A team at NVIDIA, the University of Oxford, and the Quebec AI Institute (MILA) has published what appears to be the most credible evidence yet that backpropagation — the algorithm that has powered nearly every major AI system since the 1980s — is not architecturally required for frontier-scale training. Their paper (arXiv 2511.16652, submitted November 2025 and revised February 2026) describes a system called EGGROLL that trains billion-parameter language models using evolution strategies and low-rank matrix perturbations, reaching throughput that the researchers call "up to 91 percent of the throughput of pure batch inference," according to the arXiv paper. The implication, stated plainly in the work: you can build large neural networks without the gradient computations that most researchers treat as foundational.
The paper's authors include Jakob Foerster and Shimon Whiteson from Oxford's machine learning group, Aaron Courville from MILA's fundamental AI research axis, and NVIDIA researchers including Bidipta Sarkar and Mattie Fellows, per the arXiv author list. That lineup is why this is getting attention instead of disappearing into the arXiv pile.
The core technical problem EGGROLL solves is a scaling wall. Evolution strategies — which treat neural network weights as a population and select the best performers across random perturbations — scale terribly with model size. Naive ES at the population sizes needed for billion-parameter models requires roughly 180 times more GPU-hours than a standard backpropagation baseline, according to the researchers' calculations. The computational cost makes naive ES nonviable for anything close to frontier scale.
EGGROLL's contribution is a low-rank perturbation trick that cuts the cost dramatically. By structuring individual weight perturbations as rank-r matrices rather than dense updates, the system reduces auxiliary storage per layer from O(mn) to O(r(m+n)) and forward-pass cost from O(mn) to O(r(m+n)), the paper reports.

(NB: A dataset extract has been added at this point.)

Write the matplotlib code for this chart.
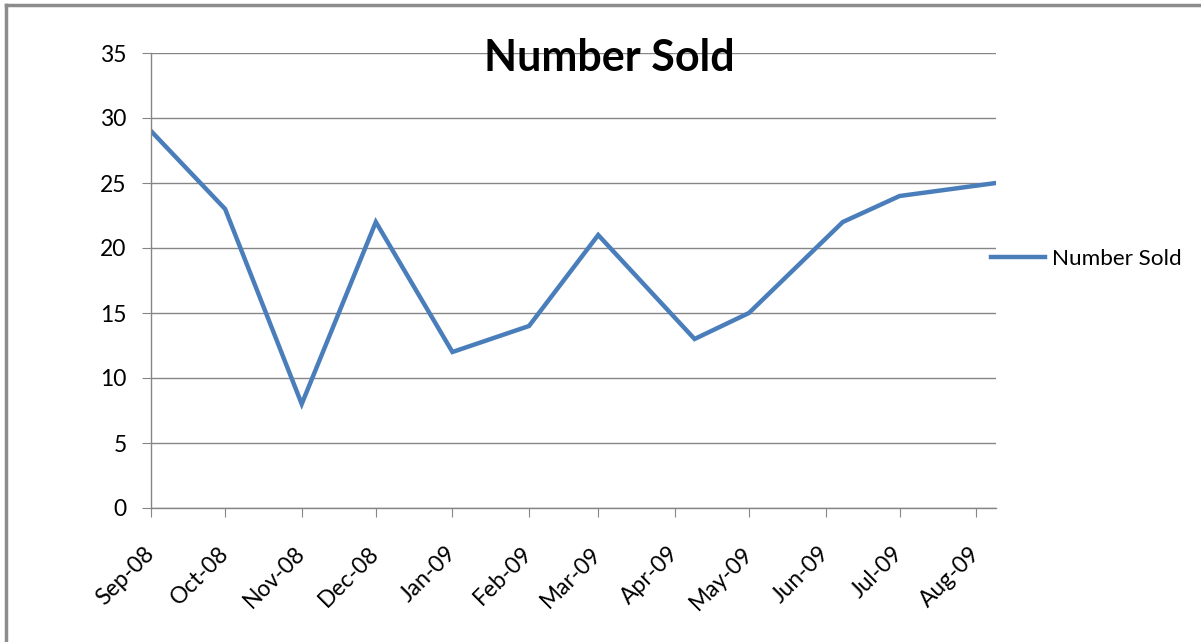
import datetime as dt
import matplotlib
matplotlib.use("Agg")
import matplotlib.pyplot as plt
import matplotlib.dates as mdates
from matplotlib.lines import Line2D

# Data
dates = [dt.date(2008, 9, 1), dt.date(2008, 10, 1), dt.date(2008, 11, 1),
         dt.date(2008, 12, 1), dt.date(2009, 1, 1), dt.date(2009, 2, 1),
         dt.date(2009, 3, 1), dt.date(2009, 4, 9), dt.date(2009, 5, 1),
         dt.date(2009, 6, 8), dt.date(2009, 7, 1), dt.date(2009, 8, 9)]
number_sold = [29, 23, 8, 22, 12, 14, 21, 13, 15, 22, 24, 25]
series_name = "Number Sold"
title = "Number Sold"

plt.rcParams['font.family'] = ['Lato', 'DejaVu Sans']
grey = "#868686"
blue = "#4A7EBB"

fig = plt.figure(figsize=(12.01, 6.42), dpi=100)
ax = fig.add_axes([151/1201, 1-508/642, 845/1201, 455/642])

ax.plot(dates, number_sold, color=blue, linewidth=3.2, label=series_name,
        solid_joinstyle="miter")

ax.set_xlim(dates[0], dates[-1])
ax.set_ylim(0, 35)
ax.set_yticks(range(0, 36, 5))
ax.xaxis.set_major_locator(mdates.MonthLocator())
ax.xaxis.set_major_formatter(mdates.DateFormatter("%b-%y"))
ax.yaxis.grid(True, color=grey, linewidth=1)
ax.set_axisbelow(True)

for s in ["top", "right"]:
    ax.spines[s].set_visible(False)
for s in ["left", "bottom"]:
    ax.spines[s].set_color(grey)
    ax.spines[s].set_linewidth(1)

ax.tick_params(axis="y", length=6.5, color=grey, pad=11, labelsize=16.5)
ax.tick_params(axis="x", length=6.5, color=grey, pad=24, labelsize=16.5)
for lab in ax.get_xticklabels():
    lab.set_rotation(45)
    lab.set_ha("right")
    lab.set_va("center")
    lab.set_rotation_mode("anchor")

fig.text(609/1201, 1-58/642, title, ha="center", va="center",
         fontsize=31, fontweight="bold")

ax.legend(loc="center left", bbox_to_anchor=(980/1201, 1-259/642),
          bbox_transform=fig.transFigure, frameon=False, fontsize=16.2,
          handlelength=2.4, handletextpad=0.3, borderpad=0)

# partial outer border (left and top edges visible)
fig.add_artist(Line2D([6/1201, 6/1201], [0, 1-5/642], transform=fig.transFigure,
                      color="#8c8c8c", linewidth=2.5))
fig.add_artist(Line2D([6/1201, 1], [1-5/642, 1-5/642], transform=fig.transFigure,
                      color="#8c8c8c", linewidth=2.5))

fig.savefig("out.png", dpi=100)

The researchers report a hundredfold increase in training speed for billion-parameter models compared to naive evolution strategies at large population sizes, and the low-rank update converges to a full-rank ES update at an O(1/r) rate — meaning the approximation gets better as you increase the rank without blowing up compute proportionally, the paper shows.
The numbers that matter: EGGROLL scaled a population to 262,144 individuals on a single GPU, EmergentMind reported in its summary of the work. It pretrained nonlinear recurrent language models operating entirely in integer datatypes — no gradients, no floating point — and achieved a best test loss of 3.40 bits/byte on a character-level dataset, according to the arXiv paper. For post-training reasoning tasks, the researchers found EGGROLL competitive with GRPO, a commonly used reinforcement learning baseline. These results do not beat state-of-the-art backprop-trained models. They demonstrate that the training method itself does not need to be what everyone assumed it had to be.
The 91 percent throughput figure is where the eyebrow goes up. If training actually runs at near-inference speeds, the hardware implications are significant — gradient computation is a major bottleneck in standard training, and removing it changes what the chip needs to do. Whether that number holds across different model architectures and hardware setups is the key open question.
What makes this worth writing is not the benchmark but the assumption it challenges. Backpropagation is so foundational to modern AI that most researchers treat it as architecturally inseparable from learning in deep networks. EGGROLL does not disprove that — it shows you can train large networks another way, with different tradeoffs, using different mathematics. Whether that generalizes to transformer architectures at full scale, whether the integer-datatype constraint limits expressiveness, and whether the evolution strategy approach can match gradient methods on complex reasoning tasks remain open. The paper is a preprint, not a peer-reviewed result.
Still. When a result forces researchers to update a belief they treated as a law of nature, it matters — not as a replacement for backprop but as proof the space is larger than assumed. The next thing to watch is whether anyone replicates the scaling behavior on transformers specifically. If the low-rank ES approach works on the architecture that runs every major language model, the assumption quietly becomes a choice.